A single megawatt of wind capacity can generate enough electricity for up to 300 homes. Modern onshore wind turbines are generally 2 MW in capacity, and offshore wind turbines are currently available up to 5 MW.

In 2008, the U.S. Department of Energy published a report on how to achieve 20% of the nation’s electrical supply from onshore and offshore wind power. In that report, the DOE estimated that North Carolina would supply more than 10,000 MW of onshore and offshore wind energy combined by 2030. Up to 20,000 manufacturing jobs would be created in North Carolina from this scenario. The National Renewable Energy Laboratory estimates that for every one megawatt of offshore wind capacity built, more than 20 jobs are created.

Recently, two onshore wind farms have been proposed in North Carolina: a 300 megawatt (MW) project by Iberdrola (a Spanish company with a Portland, Oregon-based North American division) in Pasquotank and Perquimans counties, and another 300 MW project by Invenergy (a USA-based company) in Camden and Currituck counties. These projects represent more than $1 billion in North Carolina wind energy investments.

Already several companies in North Carolina work in the wind industry, even though the state has no large-scale wind farms installed.
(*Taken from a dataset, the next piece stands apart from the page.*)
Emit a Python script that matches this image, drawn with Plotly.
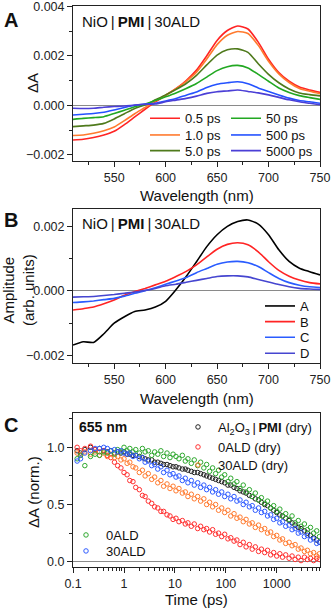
import plotly.graph_objects as go
from plotly.subplots import make_subplots

# ---- panel A: transient spectra ----
wavelength = [510, 520, 530, 540, 550, 560, 570, 580, 590, 600, 610, 620, 630,
              640, 650, 660, 670, 680, 690, 700, 710, 720, 730, 740, 750]
spec_labels = ['0.5 ps', '1.0 ps', '5.0 ps', '50 ps', '500 ps', '5000 ps']
spec_colors = ['#ff2424', '#ff7a2e', '#4f7a1c', '#22a822', '#2452ff', '#4b3fd6']
spec_05 = [-0.00140, -0.00137, -0.00130, -0.00120, -0.00105, -0.00078, -0.00047, -0.00016, 0.00014,
           0.00040, 0.00067, 0.00100, 0.00142, 0.00200, 0.00262, 0.00302, 0.00320, 0.00308,
           0.00255, 0.00186, 0.00132, 0.00097, 0.00074, 0.00062, 0.00052]
spec_1 = [-0.00122, -0.00120, -0.00113, -0.00103, -0.00088, -0.00062, -0.00034, -0.00009, 0.00017,
          0.00041, 0.00067, 0.00097, 0.00134, 0.00187, 0.00245, 0.00283, 0.00298, 0.00290,
          0.00242, 0.00178, 0.00127, 0.00092, 0.00068, 0.00057, 0.00047]
spec_5 = [-0.00086, -0.00083, -0.00080, -0.00073, -0.00055, -0.00034, -0.00013, 0.00002, 0.00022,
          0.00042, 0.00064, 0.00088, 0.00121, 0.00163, 0.00203, 0.00224, 0.00228, 0.00214,
          0.00168, 0.00125, 0.00091, 0.00066, 0.00050, 0.00043, 0.00038]
spec_50 = [-0.00057, -0.00053, -0.00050, -0.00046, -0.00033, -0.00020, -0.00006, 0.00004, 0.00019,
           0.00034, 0.00050, 0.00068, 0.00088, 0.00114, 0.00140, 0.00156, 0.00161, 0.00151,
           0.00125, 0.00097, 0.00070, 0.00052, 0.00039, 0.00031, 0.00024]
spec_500 = [-0.00039, -0.00036, -0.00033, -0.00028, -0.00019, -0.00009, 0.00000, 0.00005, 0.00008,
            0.00017, 0.00027, 0.00041, 0.00054, 0.00072, 0.00085, 0.00091, 0.00095, 0.00087,
            0.00070, 0.00056, 0.00042, 0.00029, 0.00019, 0.00014, 0.00008]
spec_5000 = [-0.00012, -0.00013, -0.00012, -0.00008, -0.00005, -0.00003, 0.00001, 0.00004, 0.00005,
             0.00014, 0.00021, 0.00028, 0.00037, 0.00048, 0.00055, 0.00058, 0.00062, 0.00056,
             0.00050, 0.00042, 0.00032, 0.00022, 0.00014, 0.00008, 0.00002]

# ---- panel B: decay associated spectra ----
das_labels = ['A', 'B', 'C', 'D']
das_colors = ['#000000', '#ff2424', '#2a5cff', '#4646d0']
das_a = [-0.00168, -0.00158, -0.00160, -0.00133, -0.00100, -0.00080, -0.00064, -0.00059, -0.00050,
         -0.00032, 0.00004, 0.00045, 0.00091, 0.00138, 0.00175, 0.00201, 0.00216, 0.00221,
         0.00208, 0.00175, 0.00128, 0.00092, 0.00071, 0.00060, 0.00050]
das_b = [-0.00059, -0.00055, -0.00050, -0.00040, -0.00028, -0.00013, -0.00002, 0.00008, 0.00019,
         0.00030, 0.00045, 0.00061, 0.00081, 0.00106, 0.00130, 0.00145, 0.00150, 0.00144,
         0.00122, 0.00091, 0.00064, 0.00046, 0.00034, 0.00026, 0.00022]
das_c = [-0.00036, -0.00034, -0.00031, -0.00027, -0.00023, -0.00016, -0.00007, 0.00001, 0.00010,
         0.00021, 0.00031, 0.00042, 0.00057, 0.00070, 0.00083, 0.00090, 0.00092, 0.00088,
         0.00076, 0.00057, 0.00039, 0.00026, 0.00018, 0.00013, 0.00011]
das_d = [-0.00019, -0.00018, -0.00017, -0.00014, -0.00011, -0.00007, -0.00003, 0.00002, 0.00008,
         0.00016, 0.00021, 0.00027, 0.00033, 0.00039, 0.00045, 0.00047, 0.00047, 0.00044,
         0.00036, 0.00028, 0.00020, 0.00013, 0.00008, 0.00006, 0.00005]

# ---- panel C: kinetics at 655 nm ----
time_ps = [0.12, 0.14, 0.17, 0.22, 0.27, 0.33, 0.40, 0.47, 0.55, 0.65, 0.75, 0.87, 1.0, 1.15, 1.3,
           1.5, 1.7, 2.0, 2.3, 2.6, 3.0, 3.5, 4.0, 4.6, 5.3, 6.0, 7.0, 8.0, 9.2, 10.5, 12, 14, 16,
           18, 21, 24, 28, 32, 37, 42, 48, 55, 63, 72, 83, 95, 110, 125, 145, 165, 190, 220, 250,
           290, 330, 380, 440, 500, 580, 660, 760, 870, 1000, 1150, 1300, 1500, 1750, 2000, 2300,
           2650, 3000, 3500, 4000, 4600, 5300, 6100, 6900]
kin_al2o3_dry = [0.97, 0.95, 0.98, 1.00, 0.98, 0.99, 0.97, 0.96, 0.97, 0.95, 0.96, 0.95, 0.96, 0.94,
                 0.94, 0.93, 0.93, 0.92, 0.91, 0.90, 0.89, 0.89, 0.87, 0.87, 0.86, 0.85, 0.85, 0.84,
                 0.83, 0.83, 0.82, 0.81, 0.81, 0.80, 0.79, 0.78, 0.78, 0.77, 0.76, 0.75, 0.74, 0.73,
                 0.72, 0.71, 0.70, 0.69, 0.67, 0.67, 0.65, 0.64, 0.62, 0.61, 0.60, 0.58, 0.57, 0.55,
                 0.54, 0.52, 0.50, 0.49, 0.47, 0.45, 0.43, 0.41, 0.40, 0.38, 0.36, 0.34, 0.32, 0.30,
                 0.29, 0.27, 0.25, 0.23, 0.21, 0.19, 0.17]
kin_0ald_dry = [1.00, 0.97, 0.99, 1.01, 0.98, 0.96, 0.97, 0.93, 0.91, 0.87, 0.84, 0.82, 0.78, 0.76,
                0.71, 0.70, 0.65, 0.63, 0.58, 0.57, 0.53, 0.51, 0.48, 0.47, 0.44, 0.44, 0.41, 0.40,
                0.37, 0.38, 0.35, 0.36, 0.33, 0.34, 0.31, 0.33, 0.29, 0.31, 0.28, 0.29, 0.26, 0.28,
                0.24, 0.25, 0.22, 0.24, 0.20, 0.21, 0.18, 0.19, 0.15, 0.17, 0.13, 0.15, 0.11, 0.13,
                0.09, 0.11, 0.08, 0.10, 0.06, 0.08, 0.05, 0.07, 0.04, 0.06, 0.03, 0.05, 0.02, 0.04,
                0.01, 0.04, 0.02, 0.03, 0.01, 0.03, 0.02]
kin_30ald_dry = [0.95, 0.93, 0.96, 0.94, 0.96, 0.93, 0.95, 0.92, 0.94, 0.91, 0.92, 0.89, 0.90, 0.86,
                 0.87, 0.83, 0.82, 0.78, 0.80, 0.75, 0.77, 0.72, 0.74, 0.69, 0.71, 0.66, 0.68, 0.64,
                 0.66, 0.62, 0.64, 0.60, 0.61, 0.57, 0.59, 0.55, 0.57, 0.53, 0.55, 0.50, 0.52, 0.48,
                 0.50, 0.45, 0.47, 0.43, 0.45, 0.40, 0.42, 0.38, 0.39, 0.35, 0.37, 0.33, 0.34, 0.30,
                 0.32, 0.28, 0.29, 0.25, 0.26, 0.22, 0.23, 0.19, 0.20, 0.16, 0.17, 0.14, 0.15, 0.11,
                 0.12, 0.09, 0.10, 0.07, 0.08, 0.05, 0.07]
kin_0ald = [0.90, 0.93, 0.84, 0.92, 0.94, 0.93, 0.96, 0.95, 0.97, 0.94, 0.98, 0.96, 1.00, 0.97, 0.99,
            0.96, 0.98, 0.95, 0.99, 0.96, 0.97, 0.93, 0.96, 0.94, 0.97, 0.92, 0.95, 0.91, 0.94, 0.92,
            0.90, 0.93, 0.88, 0.90, 0.86, 0.89, 0.84, 0.87, 0.82, 0.85, 0.79, 0.82, 0.77, 0.80, 0.74,
            0.76, 0.70, 0.73, 0.68, 0.70, 0.64, 0.67, 0.61, 0.63, 0.57, 0.60, 0.54, 0.56, 0.51, 0.53,
            0.47, 0.49, 0.44, 0.46, 0.40, 0.42, 0.37, 0.40, 0.34, 0.36, 0.31, 0.33, 0.28, 0.30, 0.25,
            0.27, 0.22]
kin_30ald = [0.88, 0.90, 0.95, 0.97, 0.99, 0.99, 1.00, 0.99, 0.97, 0.98, 0.96, 0.97, 0.95, 0.94, 0.95,
             0.92, 0.93, 0.90, 0.91, 0.87, 0.88, 0.84, 0.85, 0.81, 0.83, 0.78, 0.80, 0.76, 0.77, 0.74,
             0.75, 0.71, 0.73, 0.69, 0.71, 0.67, 0.69, 0.65, 0.67, 0.63, 0.65, 0.61, 0.63, 0.59, 0.61,
             0.57, 0.59, 0.55, 0.57, 0.53, 0.54, 0.50, 0.52, 0.48, 0.49, 0.45, 0.47, 0.43, 0.44, 0.40,
             0.41, 0.37, 0.38, 0.34, 0.35, 0.31, 0.32, 0.28, 0.29, 0.25, 0.26, 0.22, 0.23, 0.19, 0.20,
             0.16, 0.17]

FONT = 'Arial, Liberation Sans, sans-serif'
AX = '#222222'

fig = make_subplots(rows=3, cols=1)

# every legend entry gets its own small legend so rows/columns can sit where the reference has them
spec_series = [spec_05, spec_1, spec_5, spec_50, spec_500, spec_5000]
for i, (lab, col, ys) in enumerate(zip(spec_labels, spec_colors, spec_series)):
    fig.add_trace(go.Scatter(x=wavelength, y=ys, name=lab, mode='lines',
                             legend='legend' if i == 0 else f'legend{i + 1}',
                             line=dict(color=col, width=1.6, shape='spline', smoothing=0.6)),
                  row=1, col=1)

das_series = [das_a, das_b, das_c, das_d]
for i, (lab, col, ys) in enumerate(zip(das_labels, das_colors, das_series)):
    fig.add_trace(go.Scatter(x=wavelength, y=ys, name=lab, mode='lines', legend=f'legend{7 + i}',
                             line=dict(color=col, width=1.6, shape='spline', smoothing=0.6)),
                  row=2, col=1)

kin_names = ['Al<sub>2</sub>O<sub>3</sub>\u2009|\u2009<b>PMI</b> (dry)', '0ALD (dry)', '30ALD (dry)',
             '0ALD', '30ALD']
kin_colors = ['#222222', '#ff3030', '#ff7a2e', '#2ea82e', '#2f5cff']
kin_series = [kin_al2o3_dry, kin_0ald_dry, kin_30ald_dry, kin_0ald, kin_30ald]
for i, (lab, col, ys) in enumerate(zip(kin_names, kin_colors, kin_series)):
    fig.add_trace(go.Scatter(x=time_ps, y=ys, name=lab, mode='markers', legend=f'legend{11 + i}',
                             marker=dict(symbol='circle-open', size=4.5, color=col,
                                         line=dict(width=1, color=col))),
                  row=3, col=1)

# geometry (pixels -> paper), plot area spans y 6..567
def py(p):
    return (567 - p) / 561

def px(p):
    return (p - 73) / 247

axis_common = dict(showline=True, mirror=True, linecolor=AX, linewidth=1, ticks='outside',
                   ticklen=5, tickcolor=AX, showgrid=False, zeroline=False,
                   ticklabeloverflow='allow',
                   tickfont=dict(size=12.5, color='#222', family=FONT))

fig.update_xaxes(**axis_common)
fig.update_yaxes(**axis_common)

fig.update_xaxes(range=[510, 750], dtick=50, tick0=550,
                 minor=dict(dtick=25, ticks='outside', ticklen=3, tickcolor=AX), row=1, col=1)
fig.update_xaxes(range=[510, 750], dtick=50, tick0=550,
                 minor=dict(dtick=25, ticks='outside', ticklen=3, tickcolor=AX), row=2, col=1)
fig.update_yaxes(range=[-0.00225, 0.00401], dtick=0.002, tickformat='.3f', domain=[py(161), py(6)],
                 zeroline=True, zerolinecolor='#8a8a8a', zerolinewidth=1,
                 minor=dict(dtick=0.001, ticks='outside', ticklen=3, tickcolor=AX), row=1, col=1)
fig.update_yaxes(range=[-0.00224, 0.00255], dtick=0.002, tickformat='.3f', domain=[py(363), py(209)],
                 zeroline=True, zerolinecolor='#8a8a8a', zerolinewidth=1,
                 minor=dict(dtick=0.001, ticks='outside', ticklen=3, tickcolor=AX), row=2, col=1)
fig.update_xaxes(type='log', range=[-1.002, 3.85], dtick=1, exponentformat='none',
                 minor=dict(dtick='D1', ticks='outside', ticklen=3, tickcolor=AX), row=3, col=1)
fig.update_yaxes(range=[-0.046, 1.30], dtick=0.5, tickformat='.1f', domain=[py(567), py(413)],
                 zeroline=True, zerolinecolor='#8a8a8a', zerolinewidth=1,
                 minor=dict(dtick=0.25, ticks='outside', ticklen=3, tickcolor=AX), row=3, col=1)

lg_base = dict(bgcolor='rgba(0,0,0,0)', borderwidth=0, xanchor='left', yanchor='middle',
               font=dict(size=13, family=FONT, color='#111'), itemwidth=30, tracegroupgap=0)
legend_pos = [(145, 118.3), (145, 135), (145, 150.7),      # A, first column
              (226, 118.3), (226, 135), (226, 150.7),      # A, second column
              (260, 306), (260, 321.7), (260, 337.3), (260, 353.3),   # B
              (178, 427), (178, 447), (178, 465),          # C, top right
              (66, 535), (66, 551)]                        # C, bottom left
legends = {}
for i, (lx, ly) in enumerate(legend_pos):
    key = 'legend' if i == 0 else f'legend{i + 1}'
    legends[key] = dict(lg_base, x=px(lx), y=py(ly))

ann = []
for letter, yy in zip(['A', 'B', 'C'], [20, 220, 425]):
    ann.append(dict(text=f'<b>{letter}</b>', x=px(11), y=py(yy), font=dict(size=20)))
for yy in [21, 224]:
    ann.append(dict(text='NiO\u2009|\u2009<b>PMI</b>\u2009|\u200930ALD', x=px(80), y=py(yy),
                    xanchor='left', font=dict(size=15)))
ann.append(dict(text='<b>655 nm</b>', x=px(77), y=py(427), xanchor='left', font=dict(size=14)))
ann.append(dict(text='\u0394A', x=px(33), y=py(83), textangle=-90, font=dict(size=15)))
ann.append(dict(text='Amplitude<br>(arb. units)', x=px(18), y=py(290), textangle=-90,
                font=dict(size=15)))
ann.append(dict(text='\u0394A (norm.)', x=px(33), y=py(492), textangle=-90, font=dict(size=15)))
for t, yy in [('Wavelength (nm)', 195), ('Wavelength (nm)', 398), ('Time (ps)', 599)]:
    ann.append(dict(text=t, x=px(196.5), y=py(yy), font=dict(size=15)))
for a in ann:
    a.setdefault('xanchor', 'center')
    a.update(xref='paper', yref='paper', yanchor='middle', showarrow=False)
    a['font'] = dict(a['font'], family=FONT, color='#111')

fig.update_layout(
    width=331, height=610,
    margin=dict(l=73, r=11, t=6, b=43, autoexpand=False),
    plot_bgcolor='white', paper_bgcolor='white',
    font=dict(family=FONT, size=13, color='#111'),
    showlegend=True,
    annotations=ann,
    **legends,
)
fig.update_xaxes(domain=[0, 1])

# the page body has a default margin; drop it so the figure sits at the window origin
fig.write_html('out.html', config={'displayModeBar': False},
               post_script="document.body.style.margin='0';")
The following is a non-exhaustive list of a few of those companies.

* American Roller Bearing Company (Hickory, NC) manufacturers ball, cylindrical and tapered bearing for wind turbines, as well as oilrigs, coal pulverizers and has even provided bearings for the U.S. space program.

* Bijur Delimion International (Morrisville, NC) manufacturers lubrication devices for wind turbines and services national and international customers.

* CommScope (Hickory, NC) has manufacturing facilities in Catawba, Newton, Claremont and Statesville, North Carolina and other states. These facilities provide electrical grounding wire to protect turbines from lightening strikes as well as telecommunications cables. The company also provides engineering studies on the effects of wind turbines to nearby telecommunications systems.

* Geopier Foundation Company (Mooresville, NC) engineers foundations to mount wind turbines on the ground as well as bridges and buildings. The company’s “Rammed Aggregate Pier” system uses local resources and can aid in achieving Leadership in Environmental Engineering and Design (LEED) certification.

* HAWE Hydraulics (Charlotte, NC) manufacturers hydraulics that can be used as braking mechanisms to slow or stop turbines blades from spinning.

* LORD Corp (Cary, NC) provides passive motion control and structural adhesives to the wind industry, but also to the aerospace and defense industries.

* PPG Industries (Shelby, NC) manufactures fiberglass used for wind turbine blade manufacturing.

* Rochling Engineering Plastics (Dallas, NC) manufactures high performance plastics that can be used by the wind industry as electrical insulation and corrosion protection.

* Wind Energy Supply (Shelby, NC) bills itself as a “one stop shop for all your wind energy needs” and provides erection and transportation logistics, maintenance supplies, protection devices for wind turbine technicians and electrical connection components.

Despite the wind energy industry presence in North Carolina already, if the state is going to achieve the Department of Energy’s scenario to develop more than 10 gigawatts worth of wind capacity and generate up to 20,000 in-state manufacturing jobs by 2030, the state will need to recognize renewable energy as a valuable economic engine. North Carolina must improve its renewable portfolio standard and the state’s federal delegates should propose and support stable tax incentives for the wind industry.